Religion features prominently throughout Making the Imperial Nation. Glickman argues that questions over the religion of its people in the dominions “were umbilically bound to controversies impinging on the mother kingdom” (152), and that contemporaries were acutely aware of the pockets of religious radicals who were thriving in the colonies, including Puritans, Quakers, and Catholics. He notes that while successive Stuart monarchs, privy councilors, governors, and politicians sought to create some religious uniformity across both sides of the Atlantic, many religious disputes remained unresolved after the Restoration, with commentators remarking that the religious policies enacted in the overseas territories were remarkably different than those enacted in Britain. Glickman suggests that tensions continued to intensify throughout the later seventeenth century, of note James II's religious, political, and economic policies on the eve of the Glorious Revolution, and the purging of Irish Catholic planters from public office in the Caribbean after the accession of William III.

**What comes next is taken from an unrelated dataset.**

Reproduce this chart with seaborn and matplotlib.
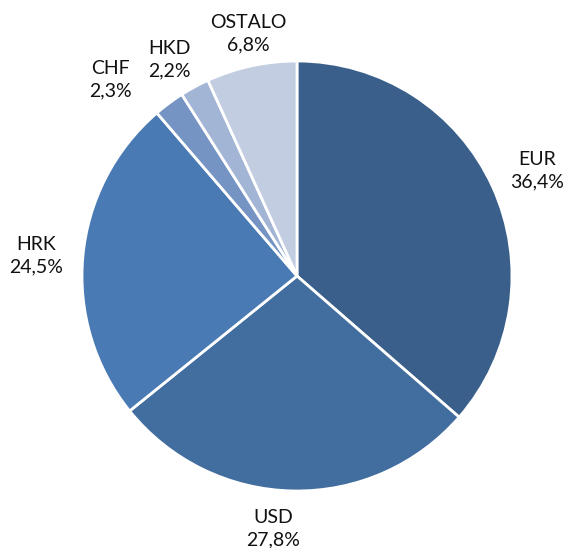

Making the Imperial Nation is a substantial text providing readers with a broad awareness of the different factors at play in later seventeenth century Britain and its imperial ambitions in its overseas territories. Glickman's book not only contributes to the existing historiography on early modern imperial history, but he also offers a novel approach to how we can understand a crucial period of the late seventeenth century, in which Stuart Britain and its colonial settlements in the Americas and in Tangier witnessed unprecedented religious and political upheavals upon the economic fortunes of its settler communities. Making the Imperial Nation will be of valuable interest to those interested in studying early modern British imperial history as well as those attracted to religious, political, social, and cultural history.